D’où l’intérêt de l’essai de Yan Hamel, qui s’intéresse à « des romans parisiens » d’autrices et d’auteurs québécois, c’est-à-dire à des romans mettant en scène un personnage qui séjourne dans la Ville Lumière. Le corpus retenu comprend une douzaine d’œuvres, qui vont de La montagne secrète (1961) de Gabrielle Roy à Forêt contraire (2014) d’Hélène Frédérick, en passant par des romans de Marie-Claire Blais, Michel Tremblay, Anne Hébert, France Daigle, Gail Scott, Jacques Poulin, Jacques Godbout et Victor-Lévy Beaulieu.

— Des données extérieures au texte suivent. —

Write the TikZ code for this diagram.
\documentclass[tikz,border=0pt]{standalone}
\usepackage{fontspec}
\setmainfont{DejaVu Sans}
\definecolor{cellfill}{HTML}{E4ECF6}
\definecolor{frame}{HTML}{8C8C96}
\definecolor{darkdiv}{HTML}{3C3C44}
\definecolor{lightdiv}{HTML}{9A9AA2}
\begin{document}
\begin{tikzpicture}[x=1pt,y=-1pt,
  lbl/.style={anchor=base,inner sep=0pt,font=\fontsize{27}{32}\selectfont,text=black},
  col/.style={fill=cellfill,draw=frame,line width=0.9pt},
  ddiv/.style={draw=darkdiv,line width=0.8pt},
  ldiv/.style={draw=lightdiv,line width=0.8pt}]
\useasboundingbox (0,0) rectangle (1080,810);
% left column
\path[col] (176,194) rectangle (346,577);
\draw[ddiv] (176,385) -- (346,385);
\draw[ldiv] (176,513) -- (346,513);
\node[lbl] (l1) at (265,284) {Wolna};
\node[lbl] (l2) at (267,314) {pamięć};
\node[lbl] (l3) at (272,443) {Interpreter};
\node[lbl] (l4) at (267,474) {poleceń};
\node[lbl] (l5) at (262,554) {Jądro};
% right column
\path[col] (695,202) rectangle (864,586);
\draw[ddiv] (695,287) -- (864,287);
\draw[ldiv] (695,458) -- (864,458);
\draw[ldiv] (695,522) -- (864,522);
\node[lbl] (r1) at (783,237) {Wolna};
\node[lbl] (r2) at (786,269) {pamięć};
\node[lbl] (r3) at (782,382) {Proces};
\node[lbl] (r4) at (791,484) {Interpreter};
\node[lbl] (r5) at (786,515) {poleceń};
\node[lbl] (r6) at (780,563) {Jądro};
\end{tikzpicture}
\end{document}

Compte tenu de la perspective diachronique de ce corpus, on s’attendrait à une variété d’expériences. Hamel y relève plutôt « les symptômes d’une fixation commune ». En effet, les protagonistes de ces romans sont tous, sous une forme ou une autre, appelés à vivre une amère déconvenue. Considérée depuis le XIXe siècle comme La République mondiale des Lettres (Pascale Casanova, Seuil, 1999) et un haut lieu de consécration et d’enrichissement culturels, Paris n’offre aux héros québécois que des « rencontres superficielles et décevantes », des « moments déshumanisants », « une douloureuse impression de s’anéantir », « une errance désœuvrée, insignifiante, aux confins de la désertification mentale ». Aussi le rêve tourne-t-il parfois au « cauchemar » et le Rastignac de province, en « inéducable sauvage canadien ». Que déduire de ce Paris désenchanté du roman québécois et de ces attentes déçues ? Témoignent-ils, comme le déplore Hamel, de « notre obsession », de « la reproduction complaisante d’une médiocrité » et d’« un profond complexe d’infériorité doublé d’une mélancolie sourdement autodestructrice » ? Peut-être ! Mais pourrait-on également y voir une illustration de la fortune des récits de l’échec et de la déroute dans l’imaginaire de la modernité ? Depuis le XXe siècle, en effet, les rites de passage ratés, les rituels initiatiques déconstruits percolent dans la production littéraire. Au demeurant, peut-être faut-il réduire en miettes le mythe extatique et iconique de Paris pour parvenir à renouveler certains lieux communs à l’égard d’une admiration de convention et d’une approche hiératique ? L’insistance qu’y mettent nos romancières et romanciers est-elle le signe du syndrome typique d’une incurable aliénation (que l’on pourrait à la limite faire remonter à l’injonction du Restons chez nous ! de Damase Potvin) ou de la recherche d’une autre parole, « condition même d’exercice de toute littérature moderne », comme disait Pierre Nepveu (1988) ? Des études comparatives sur d’autres destinations que la capitale française pourraient sans doute être révélatrices à cet égard. Mentionnons en terminant que Hamel ne manque pas d’originalité dans son approche en proposant un essai dans lequel il fait alterner des poèmes syncopés de son cru et des recoupements entre les désillusions éprouvées par les personnages. À travers cette combinatoire, le lecteur chemine dans une stimulante réflexion sur notre énigmatique et obscure relation à la Ville Lumière.